Tuesday 3 April 2012

Review - Teaching with Chopsticks by Jonathan Last

So the next indie review is here. Teaching with Chopsticks by Jonathan Last. Another book you’re not likely to see on the shelves of WH Smith, Tescos, or even Waterstones.

Teaching with Chopsticks: TEFL from the Frontline

Once again this is a book about teaching English as a foreign language that’s a must if you are or ever have been a TEFL teacher. Or even if you’re thinking about taking that year out and would like a heads up on what it’s really like. More so than Stranger in Taiwan because this is essentially all about teaching.

In fact that’s the great thing about this book. Not only does it include the obvious drama of overcoming initial feelings of loneliness to create a new set of friends; acclimatising to a foreign environment, and plenty of nights down the local bar… it’s also very much about the job you have to do when you get there. It’s primarily about the experience of being thrown into a room with a group of children, staring up at you: expecting you to be their teacher; then gradually learning the skills needed to cope with all the ups and downs of the work.

Jonathan Last went to Korea with the intention of writing a book about his teaching experiences and it shows. The detail he puts in and the way the plot moves around his ever changing attitudes towards the job and Korea in general… this is no memoir, you’re actually there with him, which makes for great reading.

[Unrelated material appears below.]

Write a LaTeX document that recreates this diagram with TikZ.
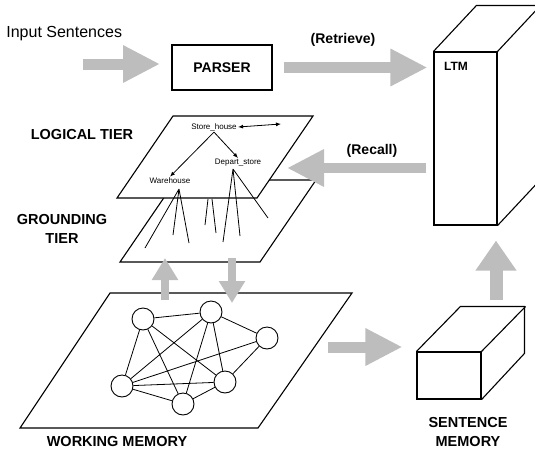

I also enjoyed the subtle sense of humour, the way Last manages to fit in jokes almost accidentally… or incidentally… but I’ll stop rabbiting on and leave you with a short quote:

I must have arrived between lessons because children are running around everywhere, stopping to examine me with great curiosity. The standard interaction is as follows:

Child: “Hello. What’s your name?”
Me: “Hi, my name is Jon.
(Child runs off giggling)

Those are the bolder ones; the more shy specimens just hang back and observe me from afar, in huddles. Uniformly black-haired creatures running around like some sort of sped-up negative of The Village of the Damned, an alien language filling the air and plastered all over the walls – I’ve definitely arrived.

(If you’d like to read the first 2 chapters in full you can get a sample from the Amazon page).

The only problem with this book is that it isn’t available in print. It’s been published by a small company specialising in e-books called e-books publisher. One day I hope to see it picked up by a larger company because it definitely deserves a wider readership.